# RE"":: Found guilty of horse abuse!



## barrelbeginner (Jan 31, 2012)

_"Found guilty of horse abuse
The case of the guy here in Wyoming who was letting over 100 horses slowly starve to death was found guilty. Have not heard his sentence yet, or *what will happen to horses that are still alive.*
He was not feeding them, didn't want them, didn't want to give them away,didn't want to spend money on vet care, couldn't send them to slaughter to make some money, so let them sit in corrals to die. Foals with broken legs, horses to close to dying to get up, it was quite a mess. 
Of course the anti slaughter folks tried to say it was better for the horses to die in the corrals since slaughter is so nasty and inhumane. They actually fought for this jerks rights, saying he was treated badly by the law who came and took the horses and that he should sue the law enforcement... 
How sad is that."_


okay so i i just wanted to let *wyominggrandma* know that this is really sad. also to what will happen to some of the horses that made it out of the horrible situation i have one of the horses foals rescued from there.

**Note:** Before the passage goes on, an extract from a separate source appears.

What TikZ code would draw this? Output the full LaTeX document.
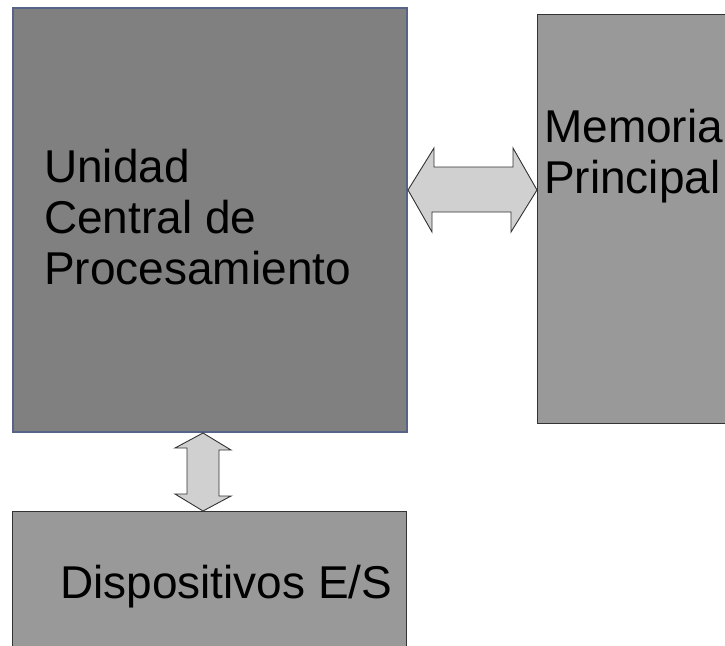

My dad found a lady that had initially rescued a mare in foal from the humane society but sadly her died. so she got another dun mare that was just skin and bones.... and due anytime then. we bought the mare and foal a couply days after she was born, her name is camo now. you can see her on my home page. just wanted to let you know how great a transformation all those horses could have or did make.
thanks


----------



## themacpack (Jul 16, 2009)

I am puzzled by your starting of a new thread for this - why not just post your reply in the thread in question?


----------



## barrelbeginner (Jan 31, 2012)

i cant. im under 15


----------